ADOPTION
Call Me Mommy
It was love at first sight
Every Day is Mother’s Day for me. I consider myself to be the luckiest woman in the world, just to say that. As some of you know, and now the rest of you, I didn’t become a mother in the conventional sense of the word. But. Does it really matter? I may have adopted. I may have first viewed my child when she was 8 years old, as a foster child. It does not mean that I didn’t go through labor pains. It sure doesn’t.
Anybody who has fostered knows what I am talking about. First, there’s the criminal background check. That pack of gum I took at age 6 might just show up on my record. Well, whew for that one. I call statute of limitations on that experience. Next, you they take your fingerprints and wait… wait… wait… Then you do classes. Now, this is where I get preachy. If you ever, ever, ever are thinking of parenting, then take a foster parent class. I can guarantee that you will find this to be just as applicable to raising your own natural born children. The scenarios vary and are very adaptable.
You get questions such as What would you do if your child wanted to run away from home? How do you feel about thumb sucking? What are your plans for meals? Do you plan to serve your children the same things you eat, why or why not? Get the picture? When taking the classes, I often asked myself what my parents would have given for answers.

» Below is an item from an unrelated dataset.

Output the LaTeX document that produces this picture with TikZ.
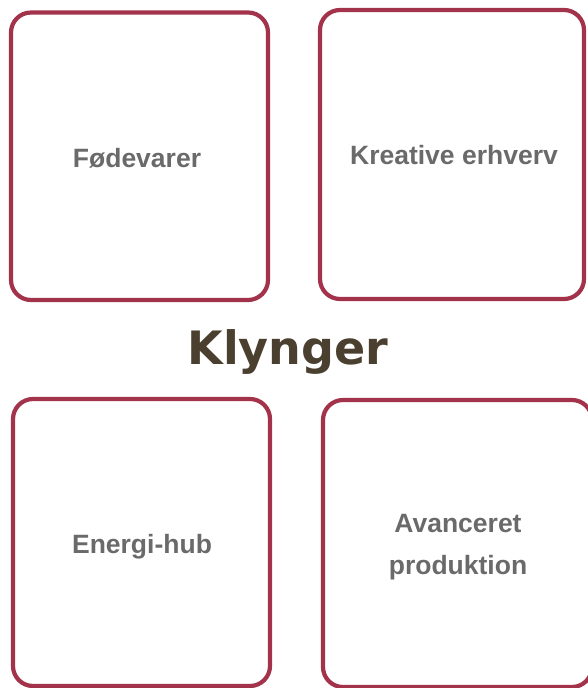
\documentclass[tikz,border=0pt]{standalone}
\usepackage{fontspec}
\setmainfont{Liberation Sans}
\newfontfamily\klfont{DejaVu Sans}
\definecolor{boxred}{HTML}{A3334A}
\definecolor{labelgray}{HTML}{6A6A6A}
\definecolor{titlebrown}{HTML}{4B4030}
\tikzset{
  cluster/.style={draw=boxred, line width=4.2pt, rounded corners=20pt, inner sep=0pt},
  label text/.style={align=center, text=labelgray, inner sep=0pt,
    font=\fontsize{26.5}{42}\selectfont\bfseries},
  titletext/.style={text=titlebrown, font=\klfont\fontsize{46}{50}\selectfont\bfseries, inner sep=0pt}
}
\begin{document}
\begin{tikzpicture}[x=1pt,y=-1pt]
\useasboundingbox (0,0) rectangle (588,688);
\clip (0,0) rectangle (588,688);
\node[cluster, minimum width=257pt, minimum height=287.5pt] (fode) at (139.5,156.25) {};
\node[cluster, minimum width=264pt, minimum height=289pt] (krea) at (452,154.5) {};
\node[cluster, minimum width=257pt, minimum height=287pt] (ener) at (141.5,542.5) {};
\node[cluster, minimum width=269pt, minimum height=287pt] (avan) at (457.5,543.5) {};
\node[label text] (fodet) at (137,158) {Fødevarer};
\node[label text] (kreat) at (454,155) {Kreative erhverv};
\node[label text] (enert) at (142,547) {Energi-hub};
\node[label text] (avant) at (458,547) {Avanceret\\produktion};
\node[titletext] (klynger) at (288,352) {Klynger};
\end{tikzpicture}
\end{document}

I experienced no real issues with my upbringing. I turned out well. If I had answered some questions with the way they raised me, well, I may not be a parent today. See how that works. It’s a catch and you have to know of these things.
What I do not know is if you have to do these classes if you do a private adoption. I know that there is an assessment, but I really have not done the research about how all of that works. I graduated with an emphasis of experience in child welfare. They trained me in adoption and foster care and I did my practicum at an adoption agency, but this was for special needs children.
My practicum was at an adoption agency in New York. It was a great experience. Here I was a Midwesterner from a tiny Mississippi River town who spent this period in NYC and worked out of Little Neck NY. It exposed me to much more than I expected and enriched my knowledge about adoption, high risk adoptions, how kids are matched with parents, what prejudices people deal with, cultural influences, socioeconomic challenges, and more.
I learned that my heart could break for birth parents, that I have compassion for all people involved in the adoption spectrum, that if I had the powers in me, all adoptions would be open adoptions, and more… so much more.
None of this had anything to do with big city life vs small city life. Problems are problems are problems. Each area has some kind of something to deal with.
Back to my initial story… There was a long wait from inception of the idea to foster to the day when my daughter and I met. We met at an ice cream shop in a little town about 30 minutes from where we lived. We were to meet, see how it felt to each of us and if all went well, I would take her home for the weekend. We did that. We went home. Well, on the way home this beautiful brown-eyed doll asked me if she could call me “mommy.” Now, think about the TV show about “What would you do?” I covered this is in my poem from my chapbook:
Call Me Mommy
You asked me,
Your 8-year-old self,
May I call you ‘’mommy?’’
I lost it.
So, you can kind of get an idea where that ended.
From the time I met my daughter, I just knew we would not foster her long term. I already adopted her in my heart. When she came to live with us, I knew, just knew that it would be forever. Right before Christmas, two years later (due to state systems being so full), at a special arrangement with the courthouse and many thanks to my attorney, we could grant our daughter the one wish she had for Christmas. She wanted to take our last name. The following spring, around this same time of the year, she was baptized. That was another of her wishes. And we had a huge adoption party for her.
Later in life, we learned we could help her search for one family member of her choice via the adoption search service offered by the state where she was adopted. She found her brother. Funny thing about that is that we found him in the state of NC and we were in IA are the time, only after living in NC for several years. We eventually moved back to NC, and they met. Along with her brother, she found out he had children and my daughter became an instant aunt. Since that time, she has found all but two siblings and more extended family, largely in the Facebook scene and thanks to the brother she found. He had discovered where most of their siblings were. I feel such joy for her that she found her blood family. But the one thing that stands strongly intact is the bond that she and I have a mother and child. There is nothing that will change that.
I have my daughter’s consent to talk about these things and she loves to hear the story about when we met. She loves that it is in poetic form. But the greatest lyrics are those that are in our hearts. Those you cannot put to a tune but can only feel within your soul. My soul connects to my daughter unexplainably and that is why I believe that we take our families into our hearts and souls and make them ours in that way.
Just know this. If you have it in your heart and soul to allow another person into your life, considering fostering and maybe even adoption is not a bad way to go.